Accountant sinks teeth into dental market

Apr 01, 2020
Colm Davitt, CEO at Dental Care Ireland, discusses life at the helm of the five-year-old dental business he founded with his brother.

What do you most enjoy about your current role?

My role involves acquiring dental practices and helping them achieve their full potential. It combines my background in business and accountancy with a passion for the healthcare sector. I love seeing the practices grow and evolve as we invest in facilities, services and management support structures. Our 15 practices are located all over the country, which means a fair amount of travel, but I enjoy getting out of the office every week to meet with current and potential practice teams.

What has been your career highlight thus far?

Two career milestones stand out. First, I passed my final admitting exams to become a Chartered Accountant at age 21. My qualification has been the foundation and bedrock of my career achievements to date.

Second, a major highlight was the opening of our first branded Dental Care Ireland practice. I first came up with the Dental Care Ireland concept in 2014 with my brother, Dr Kieran Davitt. Our vision was to create a group of established, high-quality dental practices nationwide. It has been a hugely rewarding experience to see that idea become a reality in just five short years.

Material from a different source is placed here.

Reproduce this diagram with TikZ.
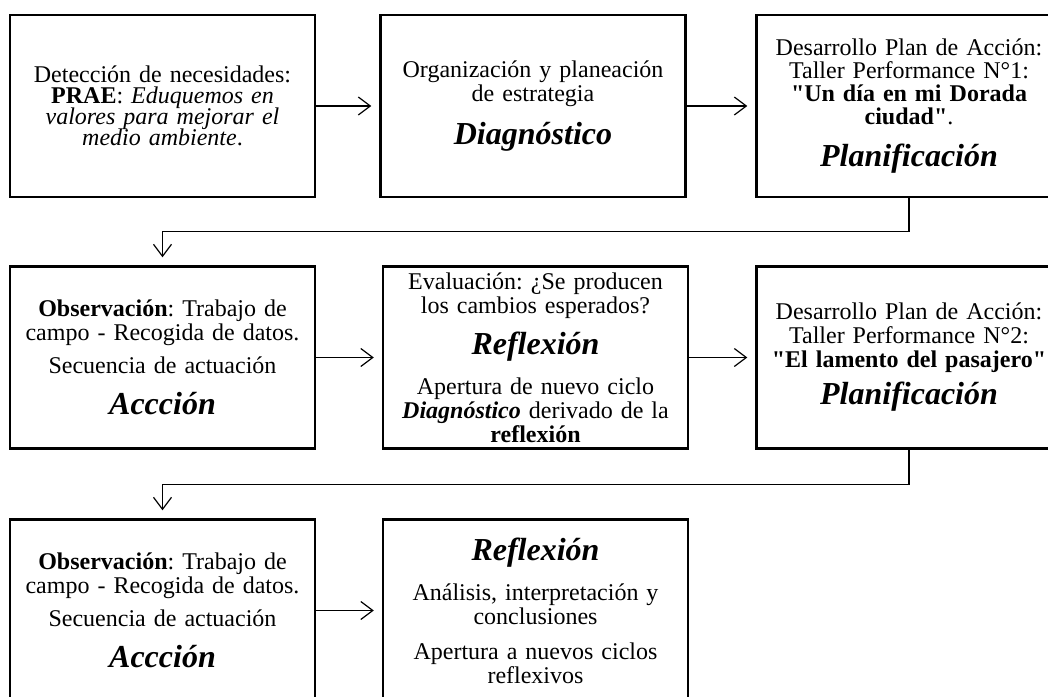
\documentclass[tikz,border=0pt]{standalone}
\usepackage{fontspec}
\setmainfont{Liberation Serif}[Ligatures=TeXOff]
\usetikzlibrary{arrows.meta}
\newcommand{\stagename}[1]{{\fontsize{16}{16}\selectfont\bfseries\itshape #1}}

\begin{document}
\begin{tikzpicture}[x=0.5pt,y=-0.5pt,
  stagebox/.style={draw, line width=1.2pt, minimum width=152.5pt, minimum height=91pt,
    inner sep=0pt, text width=149pt, align=center,
    font={\fontsize{12}{12}\selectfont\frenchspacing\lineskiplimit=-100pt}},
  flow/.style={line width=0.6pt, -{Straight Barb[length=6pt,width=9pt]}, shorten >=4pt}]

% Fix the frame (the right column and the last row run past it)
  \useasboundingbox (0,0) rectangle (1048,696);
  \clip (0,0) rectangle (1048,696);

% First cycle
  \node[stagebox, font={\fontsize{12}{10.5}\selectfont\frenchspacing\lineskiplimit=-100pt}] (detect) at (162.5,106)
    {Detección de necesidades:\\ \textbf{PRAE}: \textit{Eduquemos en}\\
     \textit{valores para mejorar el}\\ \textit{medio ambiente}.};
  \node[stagebox] (diagnos) at (533,106)
    {Organización y planeación\\ de estrategia\\[9.5pt] \stagename{Diagnóstico}};
  \node[stagebox, font={\fontsize{12}{11.5}\selectfont\frenchspacing\lineskiplimit=-100pt}] (plan1) at (909,106)
    {Desarrollo Plan de Acción:\\ Taller Performance N°1:\\ \textbf{"Un día en mi Dorada}\\
     \textbf{ciudad"}.\\[9.5pt] \stagename{Planificación}};

% Second cycle
  \node[stagebox] (accion1) at (162.5,357.5)
    {\textbf{Observación}: Trabajo de\\ campo - Recogida de datos.\\[4.5pt]
     Secuencia de actuación\\[8.5pt] \stagename{Accción}};
  \node[stagebox] (reflex1) at (535.5,357.5)
    {Evaluación: ¿Se producen\\ los cambios esperados?\\[8.5pt] \stagename{Reflexión}\\[8pt]
     Apertura de nuevo ciclo\\ \textbf{\textit{Diagnóstico}} derivado de la\\ \textbf{reflexión}};
  \node[stagebox] (plan2) at (909,357.5)
    {Desarrollo Plan de Acción:\\ Taller Performance N°2:\\ \textbf{"El lamento del pasajero"}\\[6.5pt]
     \stagename{Planificación}};

% Third cycle
  \node[stagebox] (accion2) at (162.5,610.5)
    {\textbf{Observación}: Trabajo de\\ campo - Recogida de datos.\\[4.5pt]
     Secuencia de actuación\\[8.5pt] \stagename{Accción}};
  \node[stagebox] (reflex2) at (535.5,610.5)
    {\stagename{Reflexión}\\[8pt] Análisis, interpretación y\\ conclusiones\\[5.5pt]
     Apertura a nuevos ciclos\\ reflexivos};

% Draw the arrows between the stages
  \draw[flow] (detect) -- (diagnos);
  \draw[flow] (diagnos) -- (plan1);
  \draw[flow] (plan1.south) -- ++(0,33) -| (accion1.north);
  \draw[flow] (accion1) -- (reflex1);
  \draw[flow] (reflex1) -- (plan2);
  \draw[flow] (plan2.south) -- ++(0,35) -| (accion2.north);
  \draw[flow] (accion2) -- (reflex2);

\end{tikzpicture}
\end{document}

How do you stay productive day in, day out?

I am a firm believer in setting goals. We have ambitious growth plans for Dental Care Ireland, so I review our objectives and targets at least every six months. I am also fortunate to have built a highly motivated team around me.

Our head office is located beside the sea and close to home, so I can walk to and from work. When I’m not on the road, it gives me some guaranteed fresh air and headspace. I try to balance work with plenty of family time too. I dedicate my weekends to watching my kids in action on the sports field or catching up on GAA. 

What changes do you anticipate in your profession in the next five to ten years?

I expect to see the large-scale automation of routine accounting and data processing over the next ten years. It will be essential for Chartered Accountants to remain commercial and value-focused. In general, I think the need for flexibility in the workplace will continue to grow, and employers will have to adapt accordingly. In the dental sector, we may see fewer dentists willing to run their own businesses due to increased compliance and administration requirements.

What is the best advice you’ve ever received?

Stay true to what you really believe in. Being a CEO can be a lonely place, and there are many ups and downs along the way. If you believe in what you are doing, you will gain respect and trust from those around you.

Over the years, I have had the privilege of working with several great mentors and CEOs. They all had the ability to create a small but very loyal team, which is probably the most important lesson I have learned. Working with a talented and supportive team makes the days much more enjoyable and fulfilling.